I saw J on Friday afternoon. Spotted his distinctive bright green velvet jacket out of the corner of my eye whilst chatting to my hairdresser. First impressions were that he looked sick; sick as in manic, and clearly off his medication again. I watched him waving his arms around while he rocked back and forth on his heels and talked to a man I’d never met before, his head freshly shaved under his wide-brimmed black hat. I remember that hat; it’s the one he bought and wore when he was starting to get psychotic. You see, J always wore hats, and very rarely took them off; even indoors. I assumed it was a security thing.
I felt a little sad. J put me through a lot, but I did sort of hope that after the last time he was in hospital – he’s been sectioned six or seven times – he’d finally take some sort of control, or at least his family would step in for once and make sure he took the medication, or at least stayed away from the conspiracy-theorists and criminals he spent the majority of his time with. I’m still unconvinced by the bipolar diagnosis – J fits perfectly into the definition of a true narcissist – but it’s nothing to do with me now. Did I somehow think that my attempts at helping would change almost twenty years of psychotic episodes and violent outbursts? I suppose I hoped it would, but clearly it made no difference at all.

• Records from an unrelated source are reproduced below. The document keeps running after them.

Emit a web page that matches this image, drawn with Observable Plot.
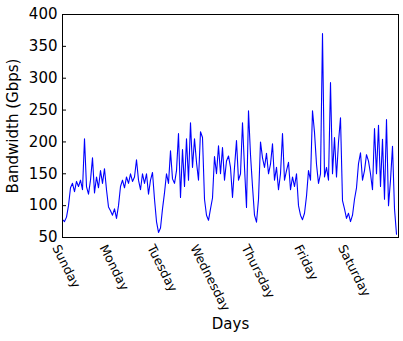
<!DOCTYPE html>
<html><head><meta charset="utf-8">
<script src="https://cdn.jsdelivr.net/npm/d3@7"></script>
<script src="https://cdn.jsdelivr.net/npm/@observablehq/plot@0.6"></script>
<style>body{margin:0;background:#fff} svg{display:block}</style>
</head><body><div id="chart"></div>
<script>
const days = ["Sunday","Monday","Tuesday","Wednesday","Thursday","Friday","Saturday"];
// hourly bandwidth (Gbps), Sunday 00:00 .. Saturday 23:00
const sunday    = [78,75,82,100,128,135,122,138,130,140,125,205,130,118,140,175,120,145,128,155,135,158,125,98];
const monday    = [92,85,95,80,100,130,140,128,145,135,150,138,145,172,140,125,150,135,150,118,140,152,110,75];
const tuesday   = [58,65,95,120,150,135,186,142,135,155,213,113,188,130,205,140,230,160,205,168,140,216,207,110];
const wednesday = [85,77,95,112,177,150,194,150,191,140,170,178,160,113,160,202,140,150,230,160,97,249,180,130];
const thursday  = [85,74,110,200,175,160,182,150,165,197,140,160,125,150,213,140,155,168,125,145,130,150,100,85];
const friday    = [78,88,115,155,140,249,215,165,135,150,370,145,160,140,293,150,207,145,200,238,108,95,80,88];
const saturday  = [75,85,110,128,166,183,140,155,180,170,150,125,221,150,226,130,204,110,235,100,140,193,95,55];
const bandwidth = [...sunday, ...monday, ...tuesday, ...wednesday, ...thursday, ...friday, ...saturday];
const yTicks = [50,100,150,200,250,300,350,400];
const yLabel = "Bandwidth (Gbps)";
const xLabel = "Days";

const W = 403, H = 341, mL = 62, mR = 5, mT = 14, mB = 104;
const FONT = "DejaVu Sans";
const FS = 15, DFS = 12.5, ROT = 63;
const data = bandwidth.map((v, i) => ({t: i / 24, v}));

const ctx = document.createElement("canvas").getContext("2d");
ctx.font = `${DFS}px "${FONT}"`;
const ang = ROT * Math.PI / 180;
const dayMarks = days.map((d, i) => Plot.text([d], {
  x: () => i, frameAnchor: "bottom", rotate: ROT, textAnchor: "start",
  dy: 10, dx: -ctx.measureText(d).width * Math.cos(ang) / 2,
  fontSize: DFS, fill: "black"
}));

const chart = Plot.plot({
  width: W, height: H,
  marginLeft: mL, marginRight: mR, marginTop: mT, marginBottom: mB,
  style: {fontFamily: FONT, background: "white", color: "black"},
  x: {domain: [0, 7], axis: null},
  y: {domain: [50, 400], axis: null, label: null},
  marks: [
    Plot.line(data, {x: "t", y: "v", stroke: "#0000ff", strokeWidth: 1.1}),
    Plot.frame({stroke: "black", strokeWidth: 1}),
    Plot.tickY(yTicks, {y: d => d, stroke: "black", insetRight: W - mL - mR - 4}),
    Plot.axisY(yTicks, {anchor: "left", tickSize: 0, tickPadding: 5, fontSize: FS, label: null, tickFormat: d => String(d), fill: "black"}),
    ...dayMarks,
    Plot.text([yLabel], {frameAnchor: "left", textAnchor: "middle", dx: -49, rotate: -90, fontSize: FS, fill: "black"}),
    Plot.text([xLabel], {frameAnchor: "bottom", textAnchor: "middle", dy: 91, fontSize: FS, fill: "black"})
  ]
});
document.getElementById("chart").append(chart);
</script>
</body></html>
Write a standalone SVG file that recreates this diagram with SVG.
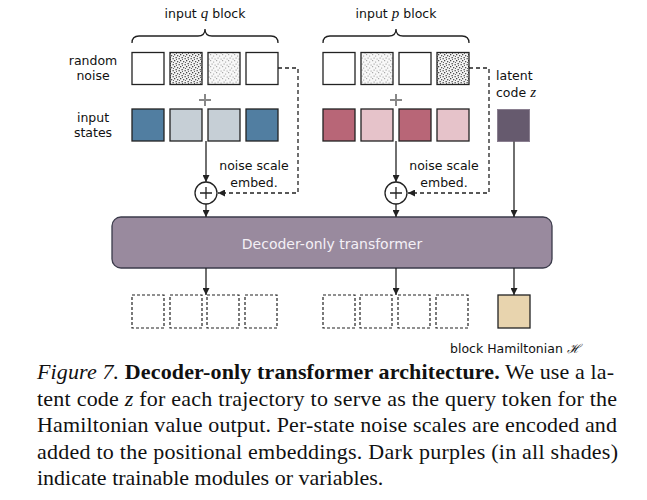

A few years ago, we were both in the same place, mentally. He was running around inventing grand schemes to make millions, and I was lying on the sofa, a joint in one hand and a bottle of morphine in the other. He was snorting experimental party drugs and screaming at me if I spoke too loud or accidentally knocked something over. I was hiding in the house, terrified to go outside. He left for days on end, with no clue as to where he was going, leaving me with no gas, electricity, and – sometimes – no door key. I slept in his car rather than have to be in the same bed as him, because he didn’t wash for weeks on end, not even brush his teeth. Once we moved into the house his parents bought, I believed things would change. I stopped the morphine and forced myself to get help from my GP. When J was sectioned after shaving all his hair off and taking a Bible into a pub – shouting about Islam and the EDL – I promised to help him. I tried. I failed.
I watched him, with his scruffy beard and the brown cord trousers he wore every day, and wondered why our lives took such dramatic turns on the day I left him. J is forty two now, and still stands in the street with his odd mannerisms, wearing poorly-matched charity shop clothes and, obviously, still not washing. He’s still in the cycle of taking medication then, when he feels it isn’t working anymore, refusing all medical help and ending up right back where he started.
Despite everything I feel about our time together, I do feel sorry for him. He never had the support of a family who were involved with his psychosis. They just pretended it didn’t happen, and never visited him in hospital; preferring to go on holiday to Venice instead. He has nobody to make sure he takes the medication or at least has somewhere safe to be when he loses it. His ‘friends’ are all ex-cons, patients from the various mental hospitals, or religious and conspiracy fanatics. He has never been given responsibility – his parents willingly throwing money at his wild schemes and places to live – and I don’t think anyone has ever suggested therapy.
Sadly… J just wasn’t a nice person. His bipolar or whatever had nothing to do with that. Mental illness or no, he’d still have been a dick. Which is why I stayed in that seat, surrounded by the smell of peroxide, and eventually looked away. He’s not part of my life anymore. I don’t want to give him the satisfaction of knowing he ever entered my mind.